Изменить размер шрифта - +
Сидя в своей комнате и не делая абсолютно ничего, кроме естественного процесса дыхания, пациентка (в своем воображении) нарисовала картину, сделала что-то интересное на работе или совершила прогулку на природе, но с точки зрения стороннего наблюдателя не произошло ничего. На самом деле, ничего и не могло произойти, поскольку в состоянии диссоциации одновременно и непрерывно происходят множество различных событий. С другой стороны, она могла сидя у себя в комнате думать о завтрашней работе, строить планы, обдумывать каникулы, и это могло быть воображаемым исследованием мира и той области, где сон и жизнь — одно и то же. Так она балансирует на грани между болезнью и здоровьем.

Заметим, что фактор времени действует по-разному, в зависимости от того, работает ли фантазия или воображение пациентки. В фантазии все происходит молниеносно или не происходит вообще. В психоанализе между этими похожими состояниями проводят различие, так как аналитик, который работает с этим, всегда знает признаки определенной степени диссоциации, когда эти состояния переходят одно в другое. Часто различие между ними невозможно выяснить лишь на основании вербализации того, что происходит в голове пациента, и оно теряется при аудиозаписи сессии.

В данном случае имел место выдающийся талант артистического самовыражения, пациентка достаточно знала жизнь, знала, что поезд ушел, знала что с самого начала у нее не было шансов. Она, это неизбежно, всегда будет разочарованием для самой себя и для всех родственников и друзей, которые надеются на нее. Она чувствует, что когда люди надеются на нее, они всегда чего-то ждут от нее, а это затрагивает ее внутреннюю неадекватность. Для пациентки все это было причиной глубокой обиды и печали. И есть множество оснований для предположения о том, что если бы она не обратилась за помощью, то появилась бы реальная опасность самоубийства, просто потому, что она сама оказалась бы просто ближайшей жертвой. Когда она попадает в некоторою близость к преступлению, пациентка начинает защищать свой объект таким образом, что на этом этапе у нее появляется импульс убить саму себя и таким способом покончить со своими проблемами посредством реализации своей собственной смерти и завершения проблем. Суицид не решение, а только прекращение борьбы.
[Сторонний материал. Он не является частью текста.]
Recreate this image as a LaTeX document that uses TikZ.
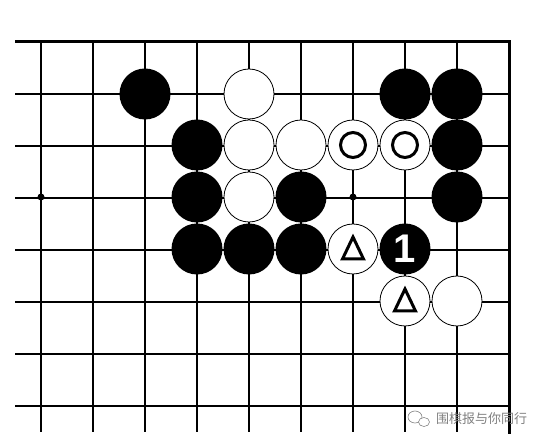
\documentclass[tikz,border=0pt]{standalone}
\usepackage{fontspec}
\newfontfamily\cjk{Noto Sans CJK SC}
\newfontfamily\numfont{Liberation Sans}
\begin{document}
\begin{tikzpicture}[x=1pt,y=-1pt,
  gridline/.style={line width=1.3pt, black},
  edgeline/.style={line width=3pt, black},
  bstone/.style={circle, fill=black, minimum size=51pt, inner sep=0pt},
  wstone/.style={circle, fill=white, draw=black, line width=0.8pt, minimum size=50pt, inner sep=0pt},
  markline/.style={line width=3pt, black, line join=miter},
  starpt/.style={circle, fill=black, minimum size=7pt, inner sep=0pt},
  wm/.style={black!50}]
\useasboundingbox (0,0) rectangle (550,446);
% grid
\foreach \i in {0,...,8} \draw[gridline] (41+52*\i,42) -- (41+52*\i,432);
\foreach \j in {1,...,7} \draw[gridline] (15,42+52*\j) -- (509,42+52*\j);
\draw[edgeline] (15,42) -- (509,42) -- (509,434);
\node[starpt] (s1) at (41,197) {};
\node[starpt] (s2) at (353,197) {};
% row 1
\node[bstone] (b21) at (145,94) {};
\node[wstone] (w41) at (249,94) {};
\node[bstone] (b71) at (405,94) {};
\node[bstone] (b81) at (457,94) {};
% row 2
\node[bstone] (b32) at (197,145) {};
\node[wstone] (w42) at (249,145) {};
\node[wstone] (w52) at (301,145) {};
\node[wstone] (w62) at (353,145) {};
\node[wstone] (w72) at (405,145) {};
\node[bstone] (b82) at (457,145) {};
% row 3
\node[bstone] (b33) at (197,197) {};
\node[wstone] (w43) at (249,197) {};
\node[bstone] (b53) at (301,197) {};
\node[bstone] (b83) at (457,197) {};
% row 4
\node[bstone] (b34) at (197,249) {};
\node[bstone] (b44) at (249,249) {};
\node[bstone] (b54) at (301,249) {};
\node[wstone] (w64) at (353,249) {};
\node[bstone, text=white] (m1) at (405,249) {\numfont\bfseries\fontsize{40}{40}\selectfont 1};
% row 5
\node[wstone] (w75) at (405,301) {};
\node[wstone] (w85) at (457,301) {};
% marks
\draw[markline] (w62.center) circle (12.5);
\draw[markline] (w72.center) circle (12.5);
\draw[markline] (w64.center) ++(0,-12) -- ++(10.5,22) -- ++(-21,0) -- cycle;
\draw[markline] (w75.center) ++(0,-12) -- ++(10.5,22) -- ++(-21,0) -- cycle;
% watermark
\draw[wm, line width=0.6pt, fill=white] (415,417) ellipse (7 and 6);
\draw[wm, line width=0.6pt, fill=white] (424,422) ellipse (5.5 and 4.5);
\node[wm, anchor=west, inner sep=0pt] (wmt) at (436,419) {\cjk\fontsize{13}{13}\selectfont 围棋报与你同行};
\end{tikzpicture}
\end{document}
У подобных случаев всегда чрезвычайно сложная этиология, но попробуем коротко сказать что-нибудь о раннем детстве пациентки, сказать что-то действительно достоверное. Ясно, что паттерн взаимоотношений с матерью сформировался в ее первые годы жизни, в тот самый период, когда отношения слишком рано и неожиданно изменились от удовлетворяющих ребенка к разрушению иллюзий, отчаянию, потере надежды в объектных отношениях. Этот же паттерн можно описать относительно взаимоотношений девочки с отцом. Когда мать потерпела неудачу, отец пытался как-то исправить ситуацию, но в конце концов тоже оказался заключенным в этом паттерне, который уже сформировался у ребенка. Существенной ошибкой отца оказалось то, что он думал о ней как о потенциальной женщине и игнорировал ее потенциальную маскулинность.

Самой простой способ описать источники этого паттерна у пациентки, это взглянуть на нее как на маленькую девочку, младшую среди остальных детей в семье. Эти дети в основном были предоставлены сами себе, частично потому, что казалось, будто они вполне способны сами себя развлекать, придумывать игры и управляться все лучше и лучше. Эта младшая девочка, когда она пришла в детский сад, обнаружила, что находится в мире, который уже был организован и упорядочен. Она была очень интеллектуально одаренной и так или иначе смогла приспособиться. Но она никогда не стала по-настоящему членом группы как со своей точки зрения, так и на взгляд других детей, так как ее адаптация основывалась только на соответствии, но не на участии. Она не получала удовольствия от игр просто потому, что девочка просто старалась сыграть любую отведенную ей роль, и другие чувствовали нехватку вклада с ее стороны.